* [CHALLENGE]: Check every line below for the word "chart" and copy each one that has it.

* [DATASET RECORDS]:
┌────────

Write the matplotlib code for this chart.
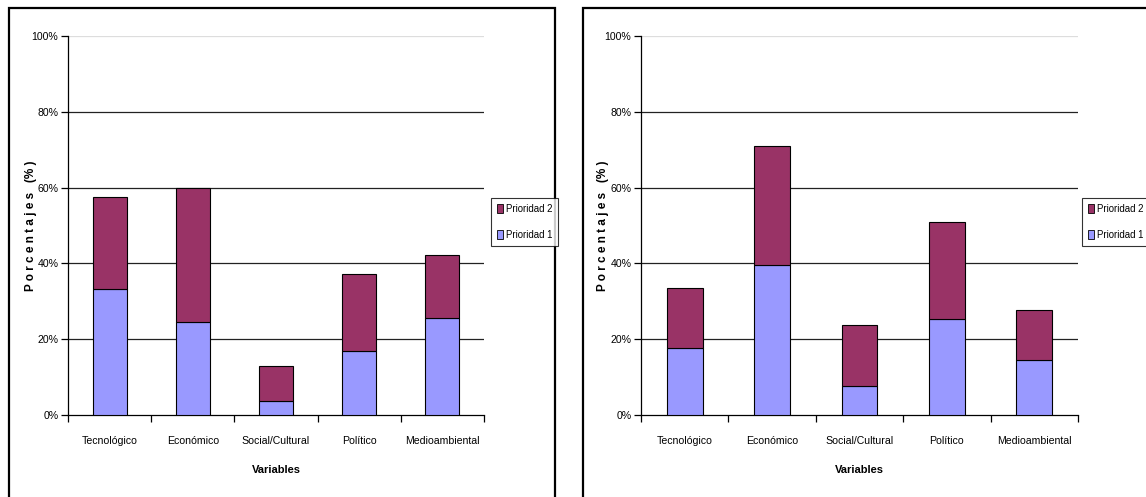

└────────
┌────────

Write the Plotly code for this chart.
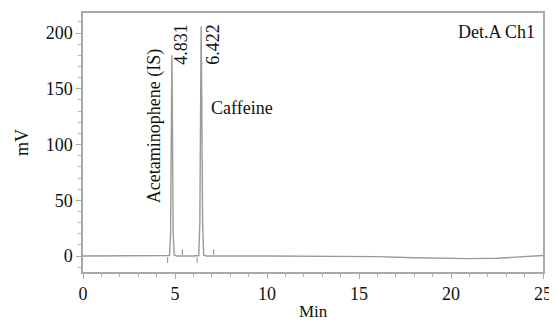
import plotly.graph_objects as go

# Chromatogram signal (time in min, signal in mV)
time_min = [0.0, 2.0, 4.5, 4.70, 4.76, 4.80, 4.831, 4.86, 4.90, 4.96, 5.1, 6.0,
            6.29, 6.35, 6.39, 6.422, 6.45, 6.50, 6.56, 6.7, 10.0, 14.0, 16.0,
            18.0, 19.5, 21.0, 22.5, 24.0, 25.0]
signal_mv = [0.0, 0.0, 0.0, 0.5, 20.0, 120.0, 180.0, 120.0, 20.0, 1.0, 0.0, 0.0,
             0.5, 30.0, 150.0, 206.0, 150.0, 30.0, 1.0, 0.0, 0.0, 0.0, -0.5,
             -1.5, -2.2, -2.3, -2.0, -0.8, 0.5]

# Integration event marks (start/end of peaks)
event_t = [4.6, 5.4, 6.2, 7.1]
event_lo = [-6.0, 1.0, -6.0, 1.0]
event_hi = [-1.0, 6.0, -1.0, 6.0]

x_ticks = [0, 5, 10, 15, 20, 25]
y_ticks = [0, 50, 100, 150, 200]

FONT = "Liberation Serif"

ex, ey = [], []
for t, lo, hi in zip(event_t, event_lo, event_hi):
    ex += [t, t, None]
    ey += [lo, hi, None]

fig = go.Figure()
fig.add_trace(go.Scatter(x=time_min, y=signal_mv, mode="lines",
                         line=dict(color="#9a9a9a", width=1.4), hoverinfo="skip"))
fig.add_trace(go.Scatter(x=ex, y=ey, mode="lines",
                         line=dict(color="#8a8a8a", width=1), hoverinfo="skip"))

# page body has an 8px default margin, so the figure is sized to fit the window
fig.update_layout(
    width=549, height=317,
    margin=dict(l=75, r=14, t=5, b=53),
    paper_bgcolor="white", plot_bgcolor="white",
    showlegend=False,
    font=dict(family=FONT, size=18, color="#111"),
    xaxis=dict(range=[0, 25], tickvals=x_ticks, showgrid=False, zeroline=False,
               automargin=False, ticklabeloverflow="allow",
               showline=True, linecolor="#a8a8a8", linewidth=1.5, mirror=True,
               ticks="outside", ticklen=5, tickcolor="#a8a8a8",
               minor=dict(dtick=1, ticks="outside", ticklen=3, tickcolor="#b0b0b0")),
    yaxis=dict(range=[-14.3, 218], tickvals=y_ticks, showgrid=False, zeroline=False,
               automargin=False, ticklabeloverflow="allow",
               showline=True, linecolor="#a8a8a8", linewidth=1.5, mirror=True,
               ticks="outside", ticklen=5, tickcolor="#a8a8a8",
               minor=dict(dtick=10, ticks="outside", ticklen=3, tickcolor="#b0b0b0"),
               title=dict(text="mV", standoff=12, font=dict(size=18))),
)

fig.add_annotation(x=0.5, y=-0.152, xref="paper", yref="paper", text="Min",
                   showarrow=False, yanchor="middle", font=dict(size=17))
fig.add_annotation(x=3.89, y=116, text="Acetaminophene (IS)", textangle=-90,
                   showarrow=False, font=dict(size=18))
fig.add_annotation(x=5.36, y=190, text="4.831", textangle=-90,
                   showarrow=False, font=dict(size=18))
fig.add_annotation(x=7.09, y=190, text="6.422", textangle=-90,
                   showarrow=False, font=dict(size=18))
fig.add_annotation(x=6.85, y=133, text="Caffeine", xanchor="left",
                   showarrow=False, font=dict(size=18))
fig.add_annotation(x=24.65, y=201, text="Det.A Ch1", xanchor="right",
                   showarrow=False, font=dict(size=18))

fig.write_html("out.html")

└────────

* [FINAL RESULT]:
Write the matplotlib code for this chart.
Write the Plotly code for this chart.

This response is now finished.